November 20, 2013
Nowadays, it seems like you can’t do or say something that doesn’t offend someone. Hardly a day seems to go by when you don’t hear about someone whose feelings got hurt because of something someone did or said. A 68-year old woman doesn’t get a job as a waitress at Hooters, it’s ageism; an 18-year old guy doesn’t get the same job; sexism, some kid gets a boo boo playing dodgeball and the rejoinders of “wimpism” abound. The media tend to categorize these abuses using umbrella headlines that call our attention to the “War on (fill in the blank)”. Naturally, this whips us all into a frothy lather, and immediately the drumbeat begins for laws to protect the “rights” of the injured party. Personally, I think this is a good thing because aren’t we all tired of traditional gender and age-related stereotypes, and anything that we can do to protect our young people from spherical rubber objects makes us better as a society. I am concerned, however, that there is a group out there that truly is under siege that no one seems to be talking about. Although you probably haven’t read about it since the little fellas can’t speak for themselves, let me tell you that there is a War on Birds going on right here in America. That’s right, our entire aviary population is under assault, and no one is standing up to call attention to this scourge and protect the rights of our feathered friends.
Let me begin by admitting that the life of the average bird has always been one of constant danger. Whether it came from an unprovoked attack by Fluffy, the Greenfeld’s cat, the unobserved high tension power line or the freshly Windexed sliding glass door, the average robin or blue jay’s demise was rarely due to the ravages of old age. A tough life certainly, but one that maintained the natural balance between the mockingbird population and the cleanliness of the average windshield. Unfortunately, in recent years, new man made threats have arisen that have taken a toll on our migratory bird population that can only be described as green-powered genocide.

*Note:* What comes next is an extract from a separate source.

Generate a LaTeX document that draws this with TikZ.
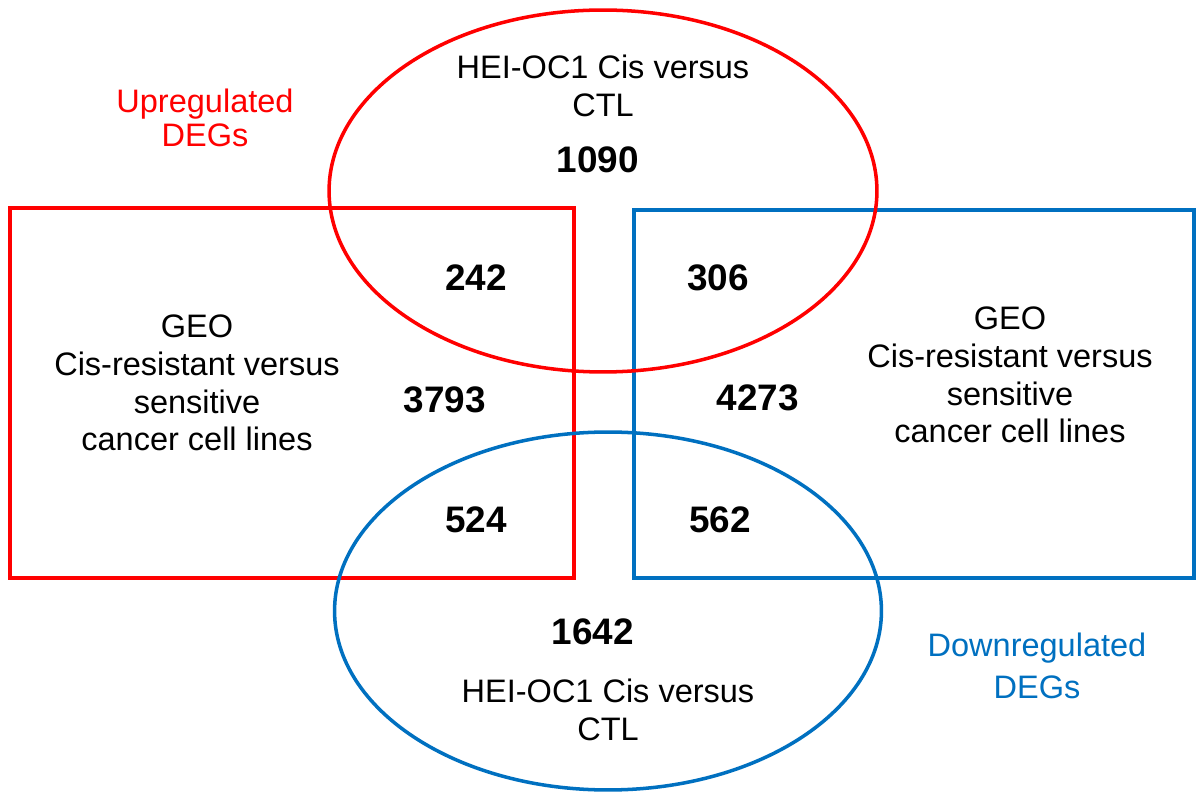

It began with the proliferation of the turbines built to harness the wind needed to deliver 3.95% of our electrical power. To the typical Green Peacer, this attempt to turn the U.S. into a high tech Holland was a good thing. Unfortunately for the likes of eagles and condors this effort has been tantamount to erecting 1,000’s of guillotines in their flight paths. As if life wasn’t hard enough on the endangered species list, now taking off on a search for food has begun to resemble a romp through a Cuisinart for these majestic creatures.

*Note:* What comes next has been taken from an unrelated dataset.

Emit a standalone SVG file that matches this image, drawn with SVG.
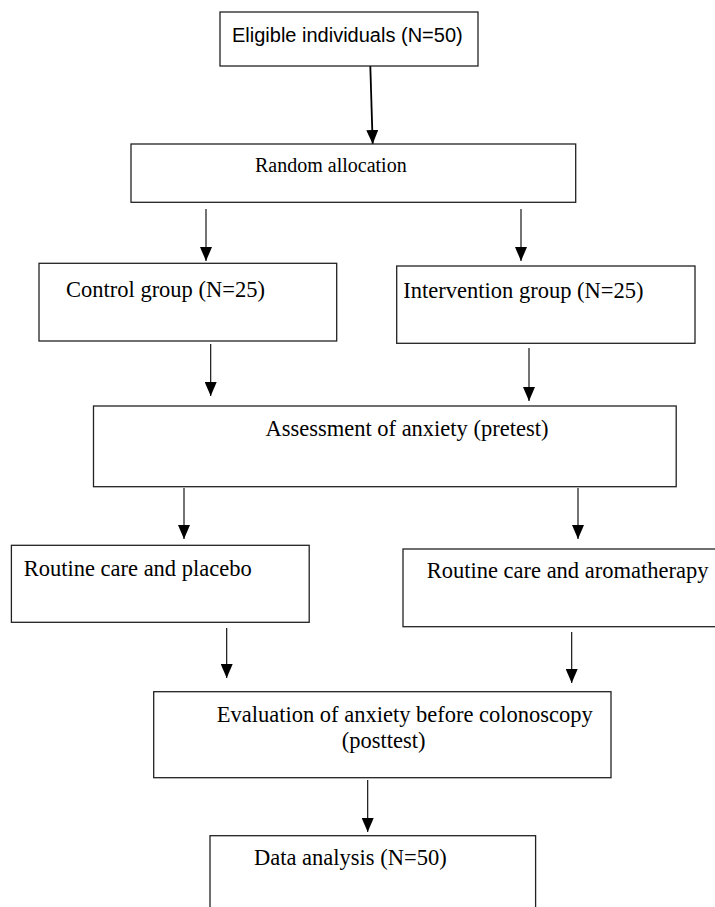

Adding decapitation to the list of daily perils to avoid would be cruel enough for our flying friends, but it has now been established that solar panels are even more foreboding deathtraps than a field of spinning blades. In many respects these monuments to our feeble efforts to harness the power of the sun—doesn’t the name Icarus mean anything to folks?—are even more insidious than the worst wind powered assassin. Their mirrored surfaces are often perceived to be bodies of water by migratory fowl, thereby enticing the hungry or weary goose or duck to innocently plummet into the death embrace of a solar panel. Grisly is not too strong a term to describe this method of departure from this mortal coil. Unfortunately, the term “cruel and unusual punishment” seems to mean nothing to these green power fanatics, as it has recently been determined that many a winged creature is literally incinerated from the heat generated from these solar powered “killing fields”. One minute you’re a sparrow returning to Capistrano, and the next, flambé. Is “path to extinction” too strong a phrase to describe this on-going combustion of this country’s migratory flocks?
I for one have yet to hear of any such similar carnage associated with the oil derricks that populate our countryside. In our efforts to divorce ourselves from the abundance of natural fuel that resides within our nation’s boundaries, we have declared war on the ethereal beauty of the hummingbird and the sweet song of the nightingale. Although I wait for the day the media joins me in raising our collective conscious to turn back this onslaught, I know that I am not alone. Surely, you members of the Audubon Society and the Sierra Club will join me in calling for an end to this insanity. I say, “Drill not Kill”. Who’s with me?